Canadian vaudeville performer and inventor

Charlotte Bridgwood (née Dunn, 18 August 1861 – 20 August 1929) was a Canadian vaudeville performer and inventor. She is the mother to Florence Lawrence, regarded as the “first movie star” and inventor of the first turn signal and brake light.

== Career ==

=== Theatre ===
Charlotte Bridgwood, known by the stage name “Lotta Lawrence,” was the lead actress for the Lawrence Dramatic Company, which she also managed. She went on to act in many movies with her daughter, including Daniel Boone/Pioneer Days in America and The Shaughraun. While her daughter continued acting in film, Charlotte returned to stage productions.

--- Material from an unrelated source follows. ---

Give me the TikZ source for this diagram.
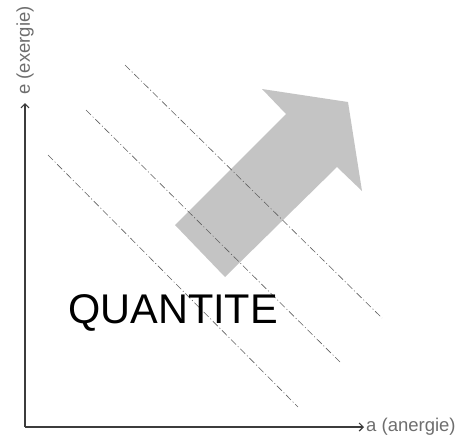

=== Automotive advancements ===
Charlotte Bridgwood was president of the Bridgwood Manufacturing Company. She was an automobile enthusiast. She decided to improve Mary Anderson's manual windshield wipers, in which people had to use levers to operate the windshield wipers. Through her manufacturing company, she invented automatic windshield wipers that she called "Electric Storm Windshield Cleaner". She patented the first electrically powered windshield wiper in 1917, improving previous manually operated wipers such as the one patented by Mary Anderson in 1905. However, her wiper used rollers rather than blades and did not catch on.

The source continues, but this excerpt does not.